Num pé de página do primeiro caderno, uma nota estranha, quase do tamanho de um anúncio classificado, estampava o título em letras minúsculas: “PC  en Asunción”. O texto, de apenas três linhas, informava que um certo PC Farias havia passado por Assunção, onde chegara em um pequeno avião.

Todos os enviados leram aquela nota. Zombaram da informação, que parecia ter sido plantada apenas para atiçar a comitiva brasileira. Era a mesma coisa que se repetia em vários lugares do Brasil: balela!  Ninguém lhe deu atenção. Eu dei.

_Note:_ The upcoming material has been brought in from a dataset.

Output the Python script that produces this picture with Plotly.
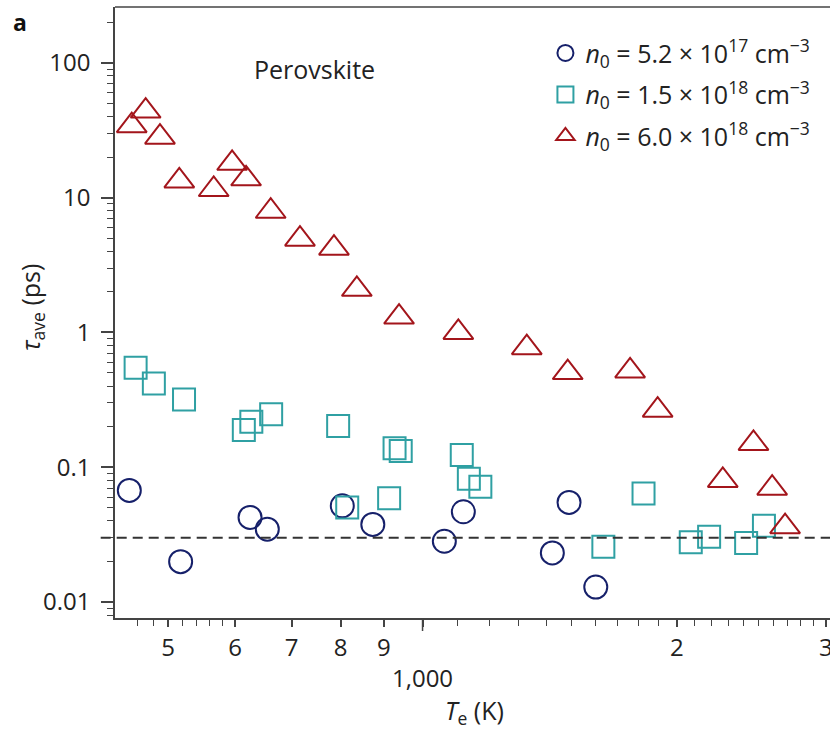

Ainda antes da sete horas da manhã, liguei para o meu chefe, José Occhiuso, para falar sobre aquela informação. Era domingo, e Occhiuso ficou irritado por ter sido acordado em plena madrugada de um de seus raros dias de folga. Recebi instruções para não me desviar da cobertura da cerimônia. E decidi desobedecê-lo, mas não comuniquei isso a ele.

Abandonei a comitiva e segui com o cinegrafista Lúcio Matildes Alves para a sede do ABC Color. Ficava no centro da capital, não muito longe do hotel. A redação ocupava uma loja retangular extensa e escura,  com dezenas de mesas equipadas com máquinas de datilografar e cinzeiros transbordando bitucas de cigarro. A loja, no entanto, estava completamente vazia.

Avistei lá no fundo, dentro de um aquário, um senhor solitário. Era Aldo Zucolillo, o dono do periódico, que já havia despachado toda sua equipe a cerimônia de posse. Apresentei-me a ele. Estava apressado e impaciente, sem disposição para conversas demoradas. Perguntei-lhe por que havia publicado aquela informação.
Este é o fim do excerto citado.